Doch auch Feijóo will sich den Regierungsauftrag, der ihm als Anführer der größten Fraktion zusteht, nicht nehmen lassen. Nur mit wem sollte er regieren, von wem sich unterstützen oder tolerieren lassen? Kann er eine Alternative zu den stolzen Katalanen von Junts finden, etwa mithilfe von Splitterparteien aus dem Baskenland, seinem heimischen Galizien und den Kanaren? In gewisser Weise steht ausgerechnet die Neugründung Vox dem entgegen, weil sie sich als Super-Zentralisten geben, deren Forderungen in dieser Frage sogar noch entschiedener sind als die der anderen Ein-Spanien-Parteien. Und so stellt Feijóo sich gerade auf die Hinterbeine und fordert von allen anderen Parteien die Unterstützung des Wahlsiegers. Ob das verfangen wird…
Aber auch die Linken haben ein Manko: Sie haben es etwas weiter bis zur absoluten Mehrheit. Sie müssten 24 Stimmen im Unterhaus dazugewinnen, wo PP und Vox nur sieben weitere Stimmen brauchen. Aber auch das könnte aus den genannten Gründen haarig werden. Gemütlich scheint die kommende spanische Legislaturperiode in keinem Fall zu werden. Zu erwarten ist auch, dass die bestehenden, lange gehegten und gepflegten Probleme, die schon jetzt zu einer Abwendung von linken Parteien geführt haben, sich noch verschärfen werden. Dazu zählt vor allem die illegale Migration, die sich zuletzt auch in der spanischen Asylstatistik (mit mehr als 11.000 Anträgen im Monat) zuspitzte.

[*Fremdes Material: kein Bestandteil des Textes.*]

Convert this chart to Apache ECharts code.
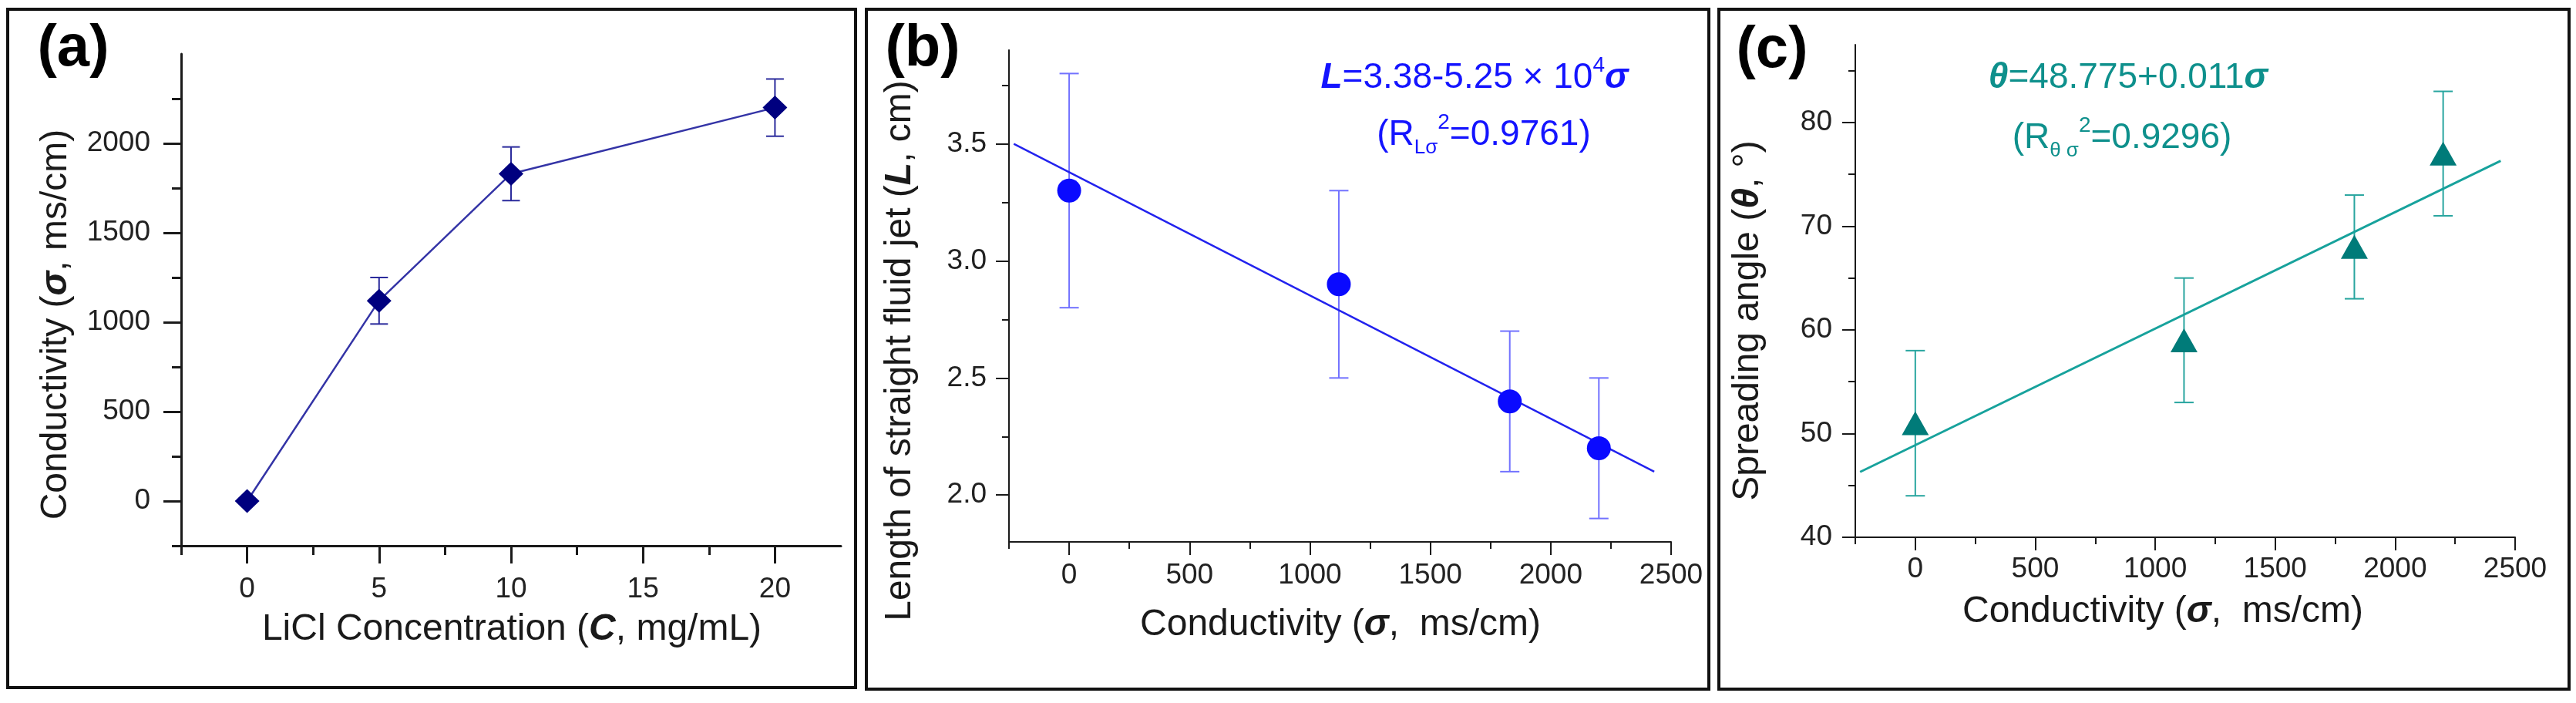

Aber auch der „Kulturkampf“ der Linken um Transgender und andere Vorhaben wird das Land weiter gegen sie aufbringen und so letztlich den konservativen Parteien Wähler in die Arme treiben.
Was das Ergebnis für die EU bedeutet, hängt letztlich davon ab, nach welcher Seite das Pendel ausschlägt: Wenn sich Sánchez im Amt halten kann, dann wird er auch weiterhin als Unterstützer von Scholz und Macron auftreten, also Spanien de facto aus dem Spiel nehmen, es und die Stimme seiner Bürger neutralisieren. Wird es Feijóo zusammen mit Vox, dann stehen der EU interessante Tage bevor. Schon wird der rechte Koalitionspartner in allen bedeutenden Blättern des Kontinents als Ableger der polnischen PiS und der ungarischen Fidesz bezeichnet.
Dass der PP so wenig Abstand von diesem Neuankömmling im Parteiensystem hält, wird sicher bald zu gesteigertem Naserümpfen führen. Doch eine Brandmauer gegen vernünftige Politik von rechts gibt es in Spanien eben nicht, wie die Kooperationen zwischen PP und Vox nach den Regionalwahlen zeigen. Am gerade etwas gebremsten, eigentlich auf den PP umgeleiteten Aufstieg von Vox zeigt sich auch, dass immer mehr Wählern in Europa, eine wirklich konservative Partei fehlt. Das hängt nicht nur mit der allmählichen Abschleifung konservativer Positionen in der EVP zusammen, sondern darüber hinaus mit einer neuen Sicht auf Probleme, die immer noch anwachsen.